* WHAT TO WORK ON: Images excluded, repeat each entry below exactly.

------------

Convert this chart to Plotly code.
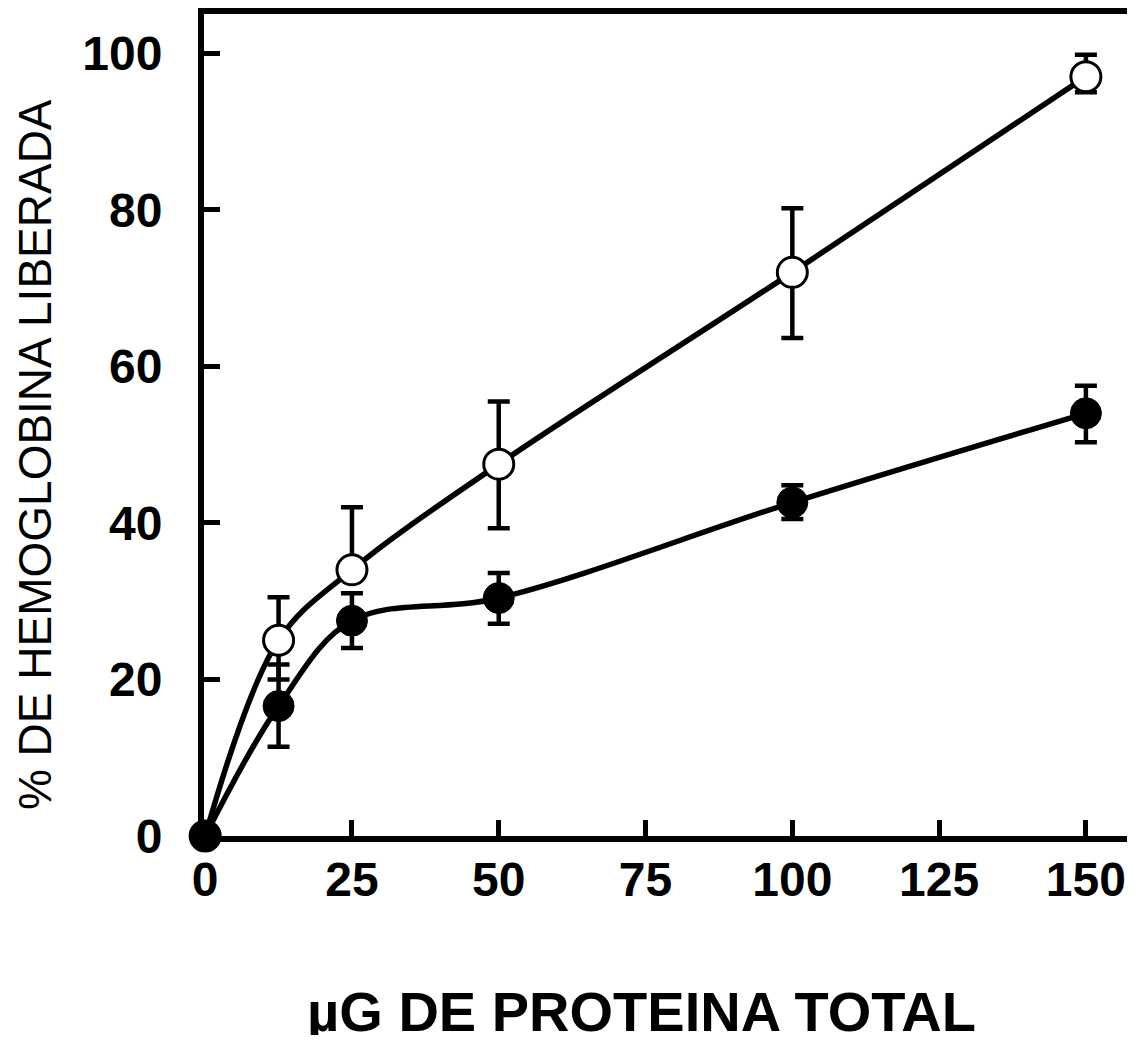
import plotly.graph_objects as go

x_vals = [0, 12.5, 25, 50, 100, 150]
open_y = [0, 25.0, 34.0, 47.5, 72.0, 97.0]
open_err_plus = [0, 5.5, 8.0, 8.0, 8.2, 2.8]
open_err_minus = [0, 5.0, 0, 8.2, 8.4, 2.0]
filled_y = [0, 16.6, 27.5, 30.4, 42.6, 54.0]
filled_err_plus = [0, 5.3, 3.5, 3.2, 2.2, 3.5]
filled_err_minus = [0, 5.2, 3.5, 3.3, 2.1, 3.7]

x_ticks = [0, 25, 50, 75, 100, 125, 150]
y_ticks = [0, 20, 40, 60, 80, 100]
x_title = "µG DE PROTEINA TOTAL"
y_title = "% DE HEMOGLOBINA LIBERADA"

fig = go.Figure()
fig.add_trace(go.Scatter(
    x=x_vals, y=filled_y, mode="lines+markers",
    line=dict(color="black", width=5.5, shape="spline", smoothing=1.0),
    marker=dict(color="black", size=31, line=dict(color="black", width=1)),
    error_y=dict(type="data", array=filled_err_plus, arrayminus=filled_err_minus,
                 symmetric=False, color="black", thickness=4.5, width=11),
    cliponaxis=False, showlegend=False))
fig.add_trace(go.Scatter(
    x=x_vals, y=open_y, mode="lines+markers",
    line=dict(color="black", width=5.5, shape="spline", smoothing=1.0),
    marker=dict(color="white", size=30, line=dict(color="black", width=3)),
    error_y=dict(type="data", array=open_err_plus, arrayminus=open_err_minus,
                 symmetric=False, color="black", thickness=4.5, width=11),
    cliponaxis=False, showlegend=False))
# marker at origin drawn filled on top
fig.add_trace(go.Scatter(
    x=x_vals[:1], y=filled_y[:1], mode="markers",
    marker=dict(color="black", size=31), cliponaxis=False, showlegend=False))

tick_font = dict(family="Liberation Sans, Arial", size=48, color="black", weight="bold")

fig.update_xaxes(range=[-0.2, 157.0], tickvals=x_ticks, ticktext=[str(v) for v in x_ticks],
                 ticks="inside", ticklen=16, tickwidth=5, tickcolor="black",
                 showline=True, linewidth=6, linecolor="black", mirror=True,
                 showgrid=False, zeroline=False, tickfont=tick_font,
                 ticklabelstandoff=-4)
fig.update_yaxes(range=[0, 105], tickvals=y_ticks, ticktext=[str(v) for v in y_ticks],
                 ticks="inside", ticklen=16, tickwidth=5, tickcolor="black",
                 showline=True, linewidth=6, linecolor="black", mirror=False,
                 showgrid=False, zeroline=False, tickfont=tick_font,
                 ticklabelstandoff=26)

fig.add_annotation(text=x_title, xref="paper", yref="paper", x=0.4745, y=-0.214,
                   xanchor="center", yanchor="middle", showarrow=False,
                   font=dict(family="Liberation Sans, Arial", size=56, color="black", weight="bold"))
fig.add_annotation(text=y_title, xref="paper", yref="paper", x=-0.183, y=0.4635,
                   xanchor="center", yanchor="middle", showarrow=False, textangle=-90,
                   font=dict(family="Liberation Sans, Arial", size=46, color="black"))

fig.update_layout(width=1119, height=1027, margin=dict(l=196, r=0, t=6, b=199),
                  plot_bgcolor="white", paper_bgcolor="white")
fig.write_html("out.html")
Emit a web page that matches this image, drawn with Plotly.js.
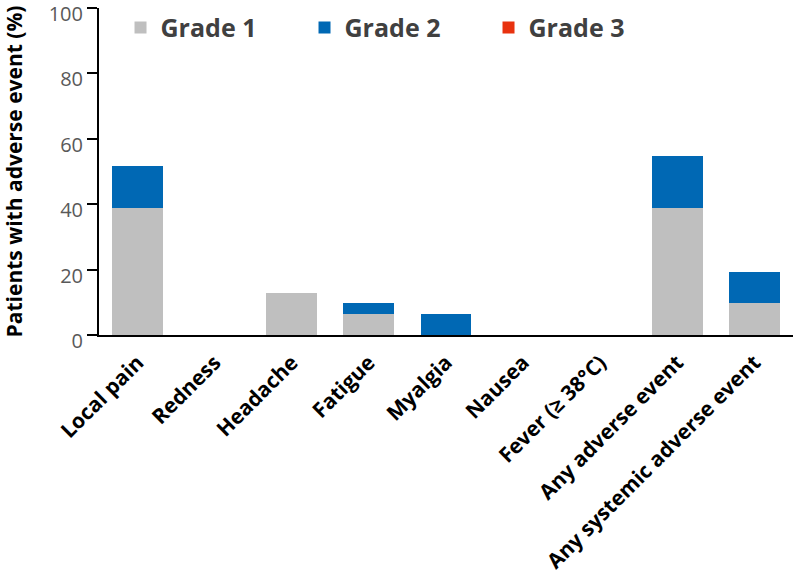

------------

* OUTPUT FOR THIS TASK:
Convert this chart to Plotly code.
import plotly.graph_objects as go

x_vals = [0, 12.5, 25, 50, 100, 150]
open_y = [0, 25.0, 34.0, 47.5, 72.0, 97.0]
open_err_plus = [0, 5.5, 8.0, 8.0, 8.2, 2.8]
open_err_minus = [0, 5.0, 0, 8.2, 8.4, 2.0]
filled_y = [0, 16.6, 27.5, 30.4, 42.6, 54.0]
filled_err_plus = [0, 5.3, 3.5, 3.2, 2.2, 3.5]
filled_err_minus = [0, 5.2, 3.5, 3.3, 2.1, 3.7]

x_ticks = [0, 25, 50, 75, 100, 125, 150]
y_ticks = [0, 20, 40, 60, 80, 100]
x_title = "µG DE PROTEINA TOTAL"
y_title = "% DE HEMOGLOBINA LIBERADA"

fig = go.Figure()
fig.add_trace(go.Scatter(
    x=x_vals, y=filled_y, mode="lines+markers",
    line=dict(color="black", width=5.5, shape="spline", smoothing=1.0),
    marker=dict(color="black", size=31, line=dict(color="black", width=1)),
    error_y=dict(type="data", array=filled_err_plus, arrayminus=filled_err_minus,
                 symmetric=False, color="black", thickness=4.5, width=11),
    cliponaxis=False, showlegend=False))
fig.add_trace(go.Scatter(
    x=x_vals, y=open_y, mode="lines+markers",
    line=dict(color="black", width=5.5, shape="spline", smoothing=1.0),
    marker=dict(color="white", size=30, line=dict(color="black", width=3)),
    error_y=dict(type="data", array=open_err_plus, arrayminus=open_err_minus,
                 symmetric=False, color="black", thickness=4.5, width=11),
    cliponaxis=False, showlegend=False))
# marker at origin drawn filled on top
fig.add_trace(go.Scatter(
    x=x_vals[:1], y=filled_y[:1], mode="markers",
    marker=dict(color="black", size=31), cliponaxis=False, showlegend=False))

tick_font = dict(family="Liberation Sans, Arial", size=48, color="black", weight="bold")

fig.update_xaxes(range=[-0.2, 157.0], tickvals=x_ticks, ticktext=[str(v) for v in x_ticks],
                 ticks="inside", ticklen=16, tickwidth=5, tickcolor="black",
                 showline=True, linewidth=6, linecolor="black", mirror=True,
                 showgrid=False, zeroline=False, tickfont=tick_font,
                 ticklabelstandoff=-4)
fig.update_yaxes(range=[0, 105], tickvals=y_ticks, ticktext=[str(v) for v in y_ticks],
                 ticks="inside", ticklen=16, tickwidth=5, tickcolor="black",
                 showline=True, linewidth=6, linecolor="black", mirror=False,
                 showgrid=False, zeroline=False, tickfont=tick_font,
                 ticklabelstandoff=26)

fig.add_annotation(text=x_title, xref="paper", yref="paper", x=0.4745, y=-0.214,
                   xanchor="center", yanchor="middle", showarrow=False,
                   font=dict(family="Liberation Sans, Arial", size=56, color="black", weight="bold"))
fig.add_annotation(text=y_title, xref="paper", yref="paper", x=-0.183, y=0.4635,
                   xanchor="center", yanchor="middle", showarrow=False, textangle=-90,
                   font=dict(family="Liberation Sans, Arial", size=46, color="black"))

fig.update_layout(width=1119, height=1027, margin=dict(l=196, r=0, t=6, b=199),
                  plot_bgcolor="white", paper_bgcolor="white")
fig.write_html("out.html")
Emit a web page that matches this image, drawn with Plotly.js.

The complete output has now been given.